Aylâ Neusel: Also ich habe diese Ausschreibung für Hochschulforschung an der Humboldt Universität verfolgt. Man könnte besorgt sein über den Zustand der Hochschulforschung. Gibt es denn überhaupt keinen Nachwuchs mehr?
Georg Krücken: Moment, es gibt Nachwuchs, und zwar sehr guten. Allein fünf Personen vom INCHER sind im letzten Jahr auf Professuren berufen wurden. Zwei in Deutschland und drei international. In Deutschland Edith Braun und Anna Kosmützky und Jens Jungblut in Norwegen, Soo Jeung Lee in Südkorea und Rosalba Badillo in Mexiko. Wir sind hier durchaus erfolgreich. Aber das ist genau der Punkt, den wir schon angesprochen hatten. Vieles was Hochschulforschung ist, läuft nicht unter Hochschulforschung. Im Moment gibt es dieses spannende Schnittfeld von Hochschul- und Wissenschaftsforschung. In der Deutschen Gesellschaft für Soziologie gibt es eine ganze Gruppe eher jüngerer Personen, aber schon zum Teil auf Professuren, im Bereich der Hochschul- und Wissenschaftsforschung. Die haben gerade ein Manifest für die Verbindung von Hochschul- und Wissenschaftsforschung geschrieben, da sind jede Menge guter Personen dabei, die unser Feld sicherlich weiterbringen werden. Nicht alle würden sich primär als Hochschulforscher definieren, aber genau solche Personen brauchen wir für die Hochschulforschung.

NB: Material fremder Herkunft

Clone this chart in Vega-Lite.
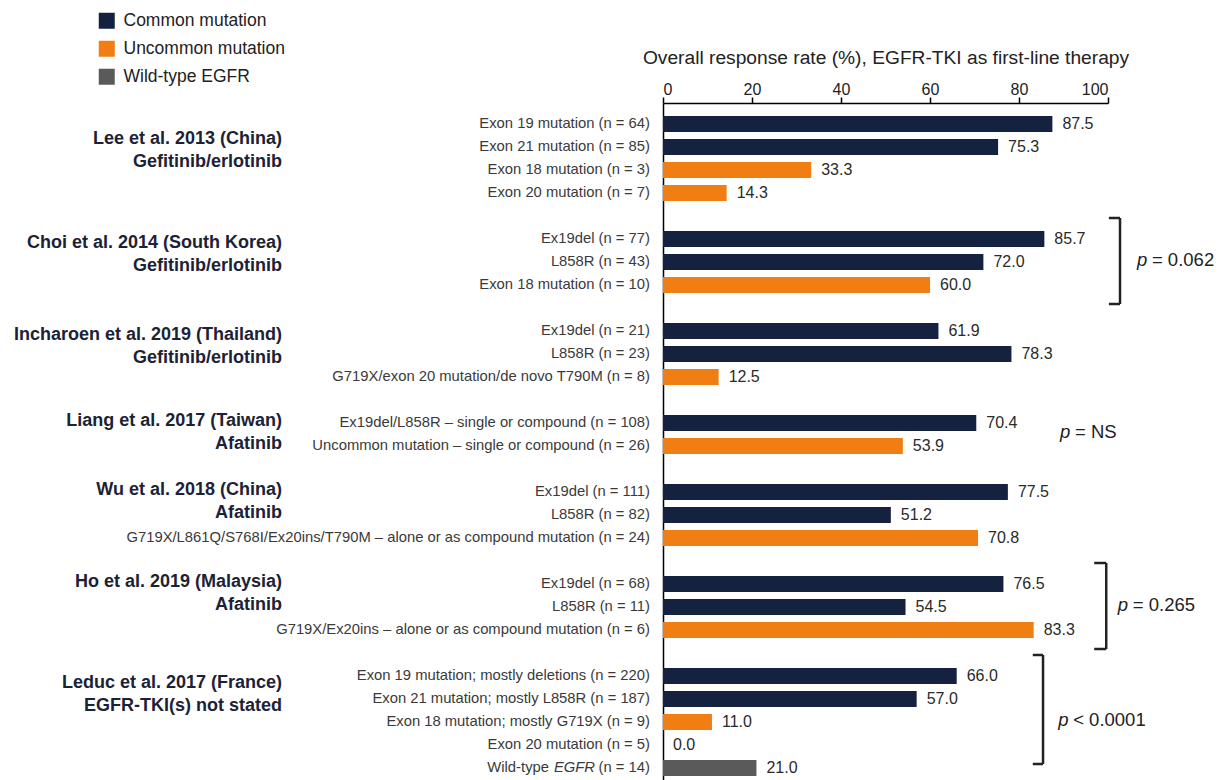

Aylâ Neusel: Das ist das Problem, wenn man die Hochschulforschung einschränkt und keine Einflüsse von außen zulässt.
Georg Krücken: Ganz genau. Diese Form von Hochschulforschung wäre zu eng. Wir brauchen externe Einflüsse sowie Personen, die sich intellektuell auch jenseits der Hochschulforschung verorten, denn auch das gehört zur Hochschulforschung in Deutschland, in Zukunft vermutlich noch stärker als zurzeit.